I’ve always found Gnoua music a bit discordant, but as the musician-dancers in their white robes and turbans, with a deep red cord decorated with large, glittering sequins crossed over their chest, began their performance I started to enter into the rhythm of the music. Dipping and swaying, jumping and circling, this traditional performance in a small dark room in a tiny desert village is a world away from the false few moments of clanging and tassel swaying you get for ten dirhams in Marrakesh’s Jmaa el Fna.

Tea and salaams over, I’m surprised when one of the musicians says in beautifully modulated English, “Excuse me sir, but you’ve left your pen on the sofa.” I probably shouldn’t be surprised really, but it wasn’t something I expected to hear in the wilds of the Sahara.

We’re on our way to lunch at Tata’s family home in the Ziz Valley when we make an unscheduled stop at Mifis, a ghost town of crumbling mud and straw homes where once a prosperous mining community lived during the time of the French Protectorate. When the French pulled out of Morocco in the 1950s taking the military who had inhabited the village with them, the coal mine continued but the village was virtually abandoned

I’m fascinated by the eerie sense of desolation and decay as I walk the streets, and I’m completely taken aback when the call to prayer broadcast from a loudspeaker breaks the almost total silence.

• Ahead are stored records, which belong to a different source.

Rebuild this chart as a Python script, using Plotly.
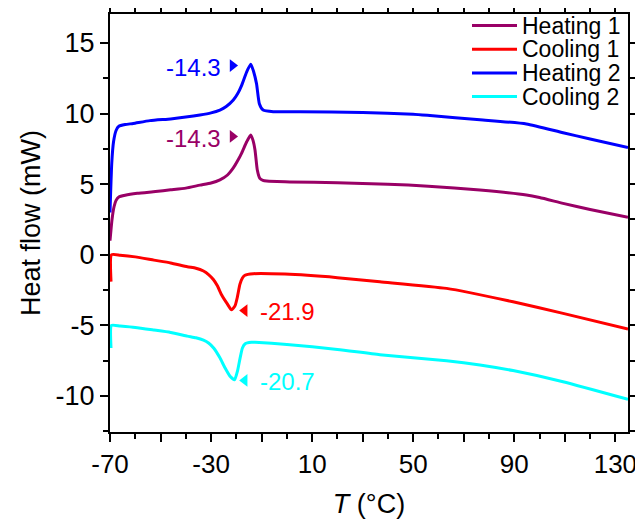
import plotly.graph_objects as go

# ---- data ----
h1_T = [-70, -69.2, -68.4, -67.6, -66.5, -64, -59.2, -52, -46, -40, -34.4, -30, -26.5, -23.5,
        -21.2, -19.5, -17.9, -15.9, -14.3, -13.4, -12.6, -11.7, -10.7, -9.5, -8.0, 1.2, 20, 40,
        56, 76.4, 94.8, 100, 109.3, 120, 135]
h1_v = [1.0, 2.5, 3.4, 3.85, 4.1, 4.22, 4.35, 4.48, 4.6, 4.72, 4.93, 5.08, 5.3, 5.65,
        6.15, 6.65, 7.2, 8.0, 8.48, 8.1, 7.4, 6.0, 5.41, 5.27, 5.22, 5.16, 5.1, 5.0,
        4.86, 4.58, 4.23, 4.05, 3.64, 3.2, 2.65]

h2_T = [-70, -69.3, -68.6, -67.6, -66.5, -64, -60.8, -54.2, -46, -40, -34.4, -30, -26.5, -24,
        -21.2, -19.5, -17.9, -15.9, -14.3, -13.2, -12.0, -10.9, -9.4, -5.4, 5.2, 30, 50, 56.6, 76.4,
        94.8, 109.3, 120, 135]
h2_v = [3.0, 6.5, 8.0, 8.8, 9.1, 9.22, 9.3, 9.5, 9.62, 9.75, 9.9, 10.05, 10.25, 10.5,
        10.96, 11.4, 12.0, 12.96, 13.5, 13.0, 12.1, 10.7, 10.25, 10.13, 10.13, 10.07, 9.95, 9.86, 9.56,
        9.26, 8.64, 8.2, 7.6]

c1_T = [-69.6, -69.4, -66, -60, -52.6, -46, -39.4, -36, -33, -31, -29.1, -27.5, -25.8, -23.5,
        -21.9, -20.5, -19.6, -18.6, -17.6, -16.6, -13.3, -0.8, 20, 36.8, 63.2, 89.5, 109.3, 135]
c1_v = [-1.9, 0.0, -0.03, -0.15, -0.38, -0.58, -0.85, -0.95, -1.15, -1.4, -1.75, -2.2, -2.85, -3.5,
        -3.9, -3.6, -3.0, -2.1, -1.65, -1.45, -1.34, -1.37, -1.62, -1.91, -2.38, -3.33, -4.15, -5.26]

c2_T = [-69.6, -69.4, -66, -60, -52.6, -46, -39.4, -36, -33, -31, -28.9, -26.5, -24.5, -22.5,
        -20.7, -19.5, -18.5, -17.6, -16.5, -14, -12.6, 0, 20, 36.8, 63.2, 76.4, 89.5, 109.3, 135]
c2_v = [-6.6, -5.0, -5.05, -5.15, -5.33, -5.5, -5.76, -5.88, -6.05, -6.25, -6.62, -7.3, -8.0, -8.6,
        -8.85, -8.2, -7.3, -6.6, -6.3, -6.2, -6.2, -6.35, -6.7, -7.08, -7.5, -7.8, -8.2, -8.99, -10.24]

series_names = ["Heating 1", "Cooling 1", "Heating 2", "Cooling 2"]
series_colors = ["#990066", "#ff0000", "#0000ff", "#00ffff"]
series_T = [h1_T, c1_T, h2_T, c2_T]
series_v = [h1_v, c1_v, h2_v, c2_v]

# peak labels
peak_labels = ["-14.3", "-21.9", "-14.3", "-20.7"]
peak_T = [-14.3, -21.9, -14.3, -20.7]
peak_v = [8.48, -3.9, 13.5, -8.85]

x_tickvals = [-70, -50, -30, -10, 10, 30, 50, 70, 90, 110, 130]
x_ticktext = ["-70", "", "-30", "", "10", "", "50", "", "90", "", "130"]
y_tickvals = [-10, -5, 0, 5, 10, 15]
y_ticktext = ["-10", "-5", "0", "5", "10", "15"]

FONT = "Arial, Liberation Sans, sans-serif"

fig = go.Figure()
for name, col, T, v in zip(series_names, series_colors, series_T, series_v):
    fig.add_trace(go.Scatter(x=T, y=v, mode="lines", name=name,
                             line=dict(color=col, width=3, shape="spline", smoothing=0.5),
                             showlegend=False))

# label markers (triangles) and texts
tri_x, tri_y, tri_sym, tri_col = [], [], [], []
for i, (lab, col, pt, pv) in enumerate(zip(peak_labels, series_colors, peak_T, peak_v)):
    heating = series_names[i].startswith("Heating")
    if heating:
        tri_sym.append("triangle-right")
        fig.add_annotation(x=pt, y=pv, xref="x", yref="y", text=lab, showarrow=False,
                           xanchor="right", xshift=-28, yshift=-3,
                           font=dict(family=FONT, size=24, color=col))
        tri_x.append(pt - 7.2); tri_y.append(pv - 0.1)
    else:
        tri_sym.append("triangle-left")
        fig.add_annotation(x=pt, y=pv, xref="x", yref="y", text=lab, showarrow=False,
                           xanchor="left", xshift=(26 if i == 1 else 23), yshift=-2,
                           font=dict(family=FONT, size=24, color=col))
        tri_x.append(pt + (5.2 if i == 1 else 4.0)); tri_y.append(pv - 0.05)
    tri_col.append(col)

fig.add_trace(go.Scatter(x=tri_x, y=tri_y, mode="markers", showlegend=False, hoverinfo="skip",
                         marker=dict(symbol=tri_sym, color=tri_col, size=11)))

# manual legend (top right, inside); positions in page pixels
row_px = [25.5, 49.2, 72.9, 96.6]
plot_top, plot_bot, plot_l, plot_r = 14, 432, 110, 628
def px2paper_x(px):
    return (px - plot_l) / (plot_r - plot_l)
def px2paper_y(py):
    return (plot_bot - py) / (plot_bot - plot_top)
for name, col, ry in zip(series_names, series_colors, row_px):
    fig.add_shape(type="line", xref="paper", yref="paper",
                  x0=px2paper_x(472), x1=px2paper_x(517),
                  y0=px2paper_y(ry), y1=px2paper_y(ry),
                  line=dict(color=col, width=3))
    fig.add_annotation(xref="paper", yref="paper", x=px2paper_x(520), y=px2paper_y(ry),
                       text=name, showarrow=False, xanchor="left", yanchor="middle",
                       font=dict(family=FONT, size=23, color="black"))

axis_common = dict(showline=True, linecolor="black", linewidth=2, mirror="ticks",
                   ticks="outside", ticklen=8, tickwidth=2, tickcolor="black",
                   showgrid=False, zeroline=False, automargin=False,
                   ticklabeloverflow="allow")

fig.update_xaxes(range=[-70, 135], tickmode="array", tickvals=x_tickvals, ticktext=x_ticktext,
                 tickfont=dict(family=FONT, size=26, color="black"),
                 minor=dict(dtick=10, tick0=-70, ticks="outside", ticklen=5, tickwidth=2,
                            tickcolor="black", showgrid=False),
                 title=dict(text="<i>T</i> (°C)", font=dict(family=FONT, size=27, color="black"),
                            standoff=16),
                 **axis_common)
fig.update_yaxes(range=[-12.55, 17.05], tickmode="array", tickvals=y_tickvals, ticktext=y_ticktext,
                 tickfont=dict(family=FONT, size=27, color="black"),
                 minor=dict(dtick=2.5, tick0=0, ticks="outside", ticklen=5, tickwidth=2,
                            tickcolor="black", showgrid=False),
                 title=dict(text="Heat flow (mW)", font=dict(family=FONT, size=27, color="black"),
                            standoff=7),
                 **axis_common)

# the page body adds an 8px offset, so margins are shifted to keep the plot area in place
fig.update_layout(width=635, height=511, margin=dict(l=102, r=15, t=6, b=87),
                  plot_bgcolor="white", paper_bgcolor="white", showlegend=False)

fig.write_html("out.html")
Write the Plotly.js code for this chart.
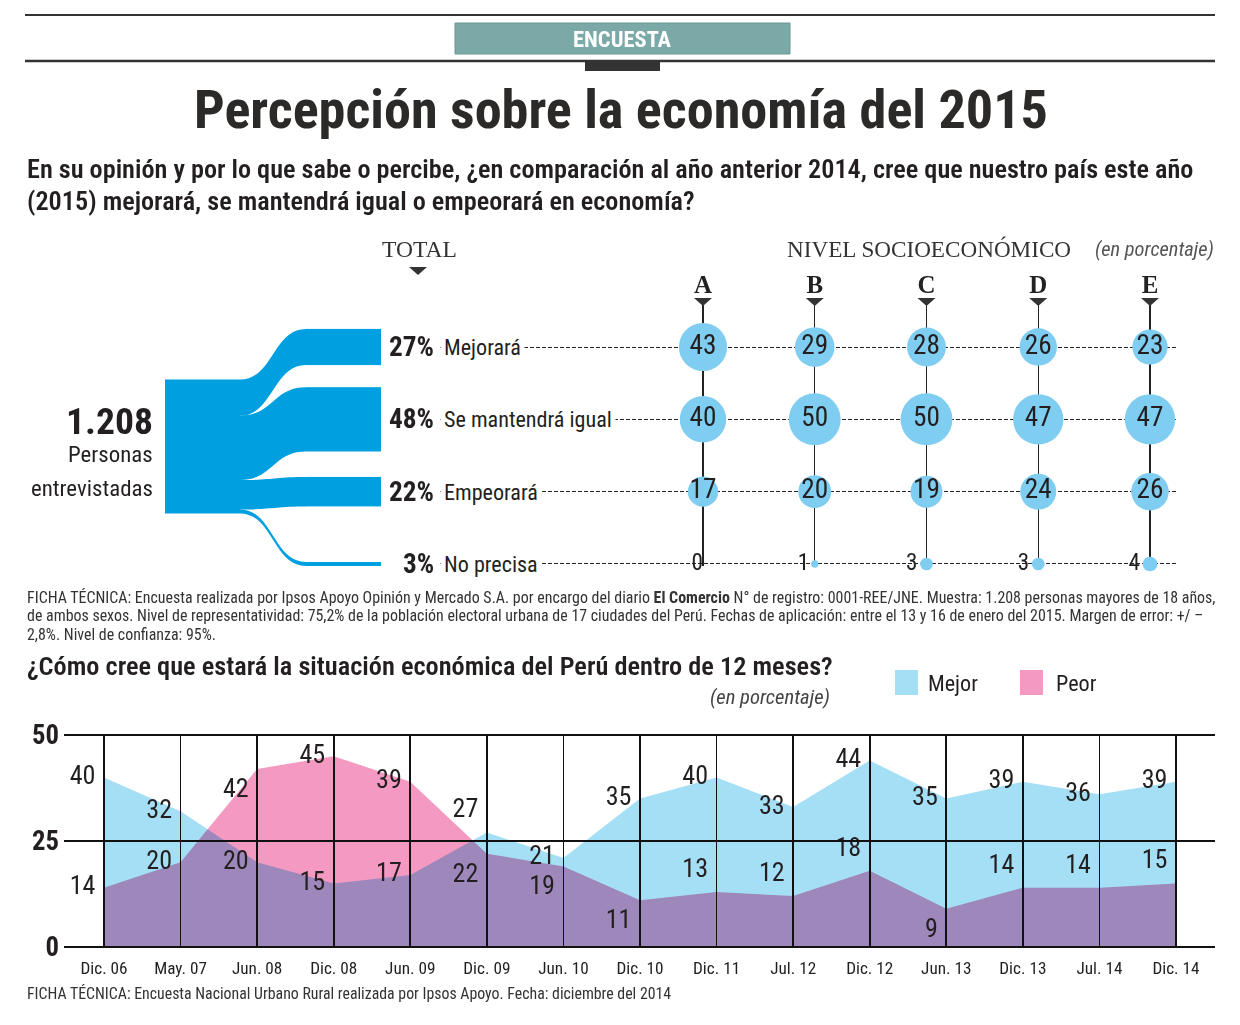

I cross through the ruin of what was probably someone’s living room half a century ago. Among the hundreds of dilapidated buildings totally devoid of life stands a one-storey mosque, its small minaret standing higher than anything that’s left of the village that surrounds it. Two men cross the square in front of me to enter the mosque, nodding in my direction. I feel as if I’m part of a surreal movie where at any moment the director is going to jump out of a ruin and scream at me for walking into shot. But no-one does.

It’s only later, as I leave what’s left of Mifis that I see a few houses that are obviously inhabited. I have no idea why anyone should live in this desolate hole and there is no-one here to ask, but my heart goes out to whoever has to spend their life in the spectral shadow of a community that ceased to exist six decades ago.